L'Italia che non ha paura
Istituzioni ed economia
Il nome che il PD ha scelto per la sua manifestazione del prossimo trenta settembre, "per l’Italia che non ha paura", ha suscitato le reprimende di Carlo Calenda. Secondo l’ex ministro, infatti, le paure degli italiani andrebbero comprese e la manifestazione dovrebbe accogliere proprio chi ha paura e fornirgli delle risposte. Certo, il ragionamento sembra filare, ma a me quel nome, invece, piace molto. Riprende, credo volontariamente, un verso di una delle più belle canzoni di Francesco De Gregori, Viva l’Italia: "l'Italia con gli occhi asciutti nella notte scura, viva l'Italia, l'Italia che non ha paura". Si, niente male.
Dal mio punto di vista, è necessario richiamare alla possibilità di non avere paura, al coraggio di esplorare il bello contenuto nel nuovo tempo e di dargli spazio. La volontà di comprendere le paure rivela invece l’intento di rispondere all’imperante becero populismo con un “populismo dal volto umano” che rappresenterebbe una risposta debolissima oltre che miope.
La cultura della paura si fonda sul rifiuto delle sfide della nuova epoca e sulla convinzione che i processi di globalizzazione e digitalizzazione contengano più minacce che opportunità. Da qui l’ostracismo pentaleghista a tutti i processi di integrazione, sia politica che sociale, e il richiamo a protezionismi di ogni genere, sia commerciali che assistenziali. L’alternativa non si costruisce comprendendo la paura e fornendo risposte più “ragionevoli” di quanto non siano quelle pentaleghiste, l’alternativa si costruisce dando luce alla bellezza contenuta nella nuova epoca e nelle sue sfide.
Ma purtroppo, a dispetto di ciò che evoca il nome della manifestazione del trenta, il PD sembra invece aggrovigliato sul confronto tra chi pensa di proporre un populismo dal volto umano insieme ai grillini (una volta liberati dall’abbraccio mortale della Lega) e chi pensa a un’iniziativa autonoma, ma comunque di stampo populistoide. Si tratta dunque di un confronto tra diverse opzioni tattiche e non tra diverse visioni strategiche.

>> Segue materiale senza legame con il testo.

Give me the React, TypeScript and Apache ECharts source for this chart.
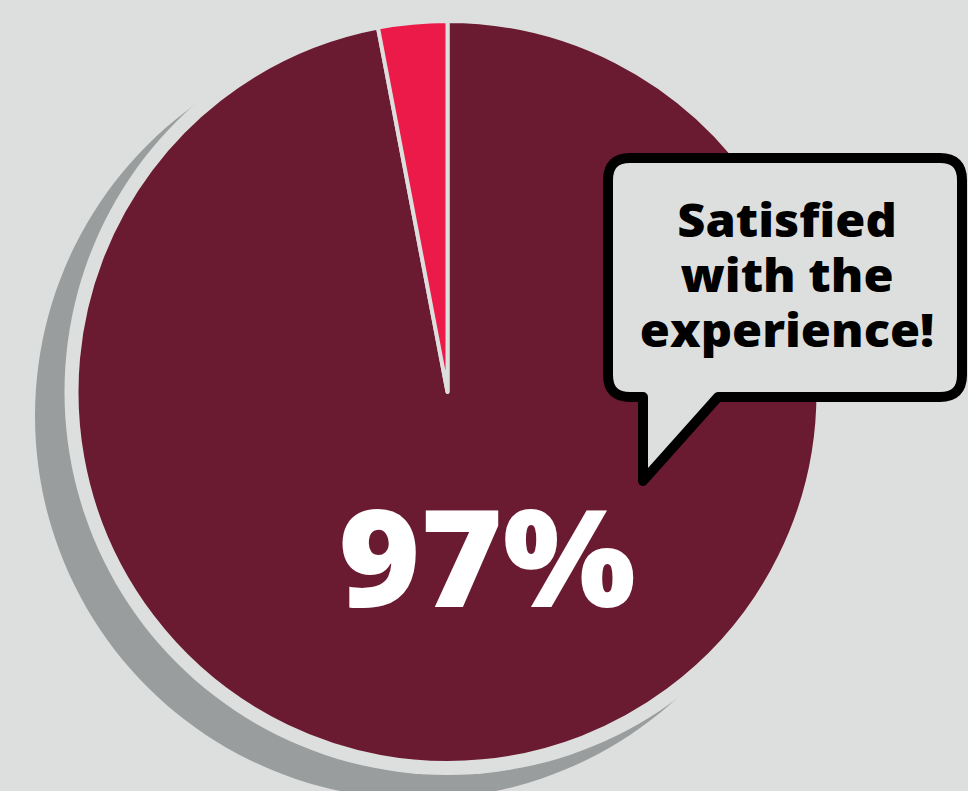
import React, { useEffect, useRef } from "react";
import * as echarts from "echarts";

const categories = ["Satisfied", "Not satisfied"];
const values = [97, 3];
const sliceColors = ["#6a1a31", "#eb1a48"];
const calloutLines = ["Satisfied", "with the", "experience!"];

const BG = "#dddfde";
const CX = 447.5;
const CY = 392;
const R = 371;

const L = 608, T = 158, RR = 962, B = 397, CR = 22;
const calloutPath =
  `M ${L + CR} ${T} H ${RR - CR} Q ${RR} ${T} ${RR} ${T + CR} V ${B - CR} Q ${RR} ${B} ${RR - CR} ${B} ` +
  `H 718 L 643 481 V ${B} H ${L + CR} Q ${L} ${B} ${L} ${B - CR} V ${T + CR} Q ${L} ${T} ${L + CR} ${T} Z`;

let registered = false;

export default function App() {
  const ref = useRef<HTMLDivElement>(null);
  useEffect(() => {
    if (!registered) {
      echarts.graphic.registerShape("callout", echarts.graphic.extendPath(calloutPath, {}));
      registered = true;
    }
    const chart = echarts.init(ref.current!, null, { renderer: "svg" });
    const lineTexts = calloutLines.map((t, i) => ({
      type: "text", z: 11, x: 787, y: 219 + i * 55, scaleX: 1.06,
      style: {
        text: t, fill: "#000", align: "center", verticalAlign: "middle",
        font: "800 46px 'Open Sans'",
      },
    }));
    chart.setOption({
      animation: false,
      backgroundColor: BG,
      graphic: [
        { type: "circle", z: 0, shape: { cx: CX - 29.5, cy: CY + 24, r: 383 }, style: { fill: "#9a9d9e" } },
        { type: "circle", z: 1, shape: { cx: CX, cy: CY, r: 383 }, style: { fill: BG } },
        {
          type: "callout", x: 0, y: 0, z: 10,
          style: { fill: BG, stroke: "#000", lineWidth: 10, lineJoin: "round" },
        },
        ...lineTexts,
        {
          type: "text", z: 11, x: 487, y: 555, scaleX: 1.04,
          style: {
            text: `${values[0]}%`, fill: "#fff", align: "center", verticalAlign: "middle",
            font: "800 135px 'Open Sans'",
          },
        },
      ],
      series: [
        {
          type: "pie",
          z: 2,
          center: [CX, CY],
          radius: R,
          startAngle: 90,
          clockwise: true,
          label: { show: false },
          labelLine: { show: false },
          emphasis: { disabled: true },
          itemStyle: { borderColor: BG, borderWidth: 4 },
          data: categories.map((c, i) => ({ name: c, value: values[i], itemStyle: { color: sliceColors[i] } })),
        },
      ],
    });
    return () => chart.dispose();
  }, []);
  return <div ref={ref} style={{ position: "fixed", left: 0, top: 0, width: 968, height: 791 }} />;
}
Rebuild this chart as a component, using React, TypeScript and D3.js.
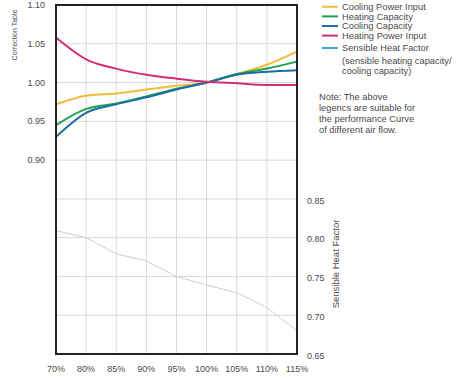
import React from "react";
import * as d3 from "d3";

const categories = ["70%", "80%", "85%", "90%", "95%", "100%", "105%", "110%", "115%"];
const coolingPowerInput = [0.972, 0.983, 0.986, 0.991, 0.996, 1.0, 1.011, 1.023, 1.04];
const heatingCapacity = [0.945, 0.966, 0.973, 0.982, 0.992, 1.0, 1.011, 1.018, 1.027];
const coolingCapacity = [0.93, 0.961, 0.972, 0.981, 0.991, 1.0, 1.01, 1.014, 1.016];
const heatingPowerInput = [1.058, 1.03, 1.018, 1.01, 1.005, 1.001, 0.999, 0.997, 0.997];
const sensibleHeatFactor = [0.809, 0.8, 0.779, 0.77, 0.75, 0.739, 0.729, 0.71, 0.68];
const leftTicks = [0.9, 0.95, 1.0, 1.05, 1.1];
const rightTicks = [0.65, 0.7, 0.75, 0.8, 0.85];
const gridTicks = [0.65, 0.7, 0.75, 0.8, 0.85, 0.9, 0.95, 1.0, 1.05, 1.1];

const legendItems = [
  { label: "Cooling Power Input", color: "#f0bd3c" },
  { label: "Heating Capacity", color: "#22a052" },
  { label: "Cooling Capacity", color: "#1b6ea6" },
  { label: "Heating Power Input", color: "#d42c7a" },
  { label: "Sensible Heat Factor", color: "#3aa9dd" },
];
const noteLines = ["Note: The above", "legencs are suitable for", "the performance Curve", "of different air flow."];

export default function App() {
  const W = 461, H = 379;
  const L = 56, R = 297, T = 5, B = 354;
  const x = d3.scalePoint<string>().domain(categories).range([L, R]);
  const y = d3.scaleLinear().domain([0.65, 1.1]).range([B, T]);
  const smooth = d3.line<number>().x((_, i) => x(categories[i]) as number).y((d) => y(d)).curve(d3.curveMonotoneX);
  const straight = d3.line<number>().x((_, i) => x(categories[i]) as number).y((d) => y(d));
  const font = "Liberation Sans, Arial, sans-serif";
  const series = [
    { data: coolingPowerInput, color: legendItems[0].color },
    { data: heatingCapacity, color: legendItems[1].color },
    { data: coolingCapacity, color: legendItems[2].color },
    { data: heatingPowerInput, color: legendItems[3].color },
  ];
  const legendY = [6.8, 16.4, 26, 35.6, 48];
  const txt = "#4a4a4a";
  return (
    <svg width={W} height={H} style={{ position: "absolute", left: 0, top: 0, background: "#fff" }} fontFamily={font}>
      {categories.map((c) => (
        <line key={c} x1={x(c)} x2={x(c)} y1={T} y2={B} stroke="#d8d8d8" strokeWidth={1} />
      ))}
      {gridTicks.map((t) => (
        <line key={t} x1={L} x2={R} y1={y(t)} y2={y(t)} stroke="#d8d8d8" strokeWidth={1} />
      ))}
      <path d={straight(sensibleHeatFactor) || ""} fill="none" stroke="#cfcfcf" strokeWidth={1} />
      {series.map((s, i) => (
        <path key={i} d={smooth(s.data) || ""} fill="none" stroke={s.color} strokeWidth={2} />
      ))}
      <rect x={L} y={T} width={R - L} height={B - T} fill="none" stroke="#222" strokeWidth={2} />
      {leftTicks.map((t) => (
        <text key={t} x={45} y={y(t)} dy="0.35em" textAnchor="end" fontSize={9} fill={txt}>
          {t.toFixed(2)}
        </text>
      ))}
      {rightTicks.map((t) => (
        <text key={t} x={307} y={y(t) + 1.5} dy="0.35em" textAnchor="start" fontSize={9} fill={txt}>
          {t.toFixed(2)}
        </text>
      ))}
      {categories.map((c) => (
        <text key={c} x={x(c)} y={369} dy="0.35em" textAnchor="middle" fontSize={9} fill={txt}>
          {c}
        </text>
      ))}
      <text transform="translate(15,35) rotate(-90)" textAnchor="middle" dy="0.35em" fontSize={7} fill={txt}>
        Correction Table
      </text>
      <text transform="translate(336,264) rotate(-90)" textAnchor="middle" dy="0.35em" fontSize={9.5} fill={txt}>
        Sensible Heat Factor
      </text>
      {legendItems.map((it, i) => (
        <g key={it.label}>
          <line x1={322} x2={338} y1={legendY[i]} y2={legendY[i]} stroke={it.color} strokeWidth={2} />
          <text x={342} y={legendY[i]} dy="0.35em" fontSize={9.3} fill={txt}>
            {it.label}
          </text>
        </g>
      ))}
      <text x={342} y={60.3} dy="0.35em" fontSize={9.3} fill={txt}>(sensible heating capacity/</text>
      <text x={342} y={71} dy="0.35em" fontSize={9.3} fill={txt}>cooling capacity)</text>
      {noteLines.map((n, i) => (
        <text key={n} x={319} y={96.7 + i * 11.1} dy="0.35em" fontSize={9.3} fill={txt}>
          {n}
        </text>
      ))}
    </svg>
  );
}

La costruzione di un’alternativa alla cultura politica pentaleghista, presuppone la piena comprensione del superamento dello schema destra/sinistra con conseguente affermazione del nuovo bipolarismo e l’inequivocabile smarcamento da qualunque tentazione pseudo-populista. Tutte le diverse componenti del PD sono invece tuttora prigioniere del vecchio paradigma politico e di fatto eredi della retorica del popolo (necessariamente buono) e del “ribelle” che lo rappresenta contro il “potere” (necessariamente cattivo), cioè eredi del populismo originario.
Anche per queste ragioni, il dibattito interno alla sinistra appare oggi, giustamente, stucchevolissimo, inutile e malinconicamente autoreferenziale. Occorre altro. Occorre mettere mano alla definizione delle tante ragioni per le quali volere bene a questa nostra nuova epoca e intorno a queste ragioni costruire una nuova cultura politica. Chi potrà rendersene credibilmente protagonista? Non certo il PD e non certo un fronte di sinistra.
Semmai un soggetto che sappia centrarsi sulle nuove consapevolezze degli under 30, che veda i millennial come protagonisti e sappia sintonizzarsi sui desideri e sulle aspirazioni degli individui più che sui bisogni di questo o quel blocco sociale.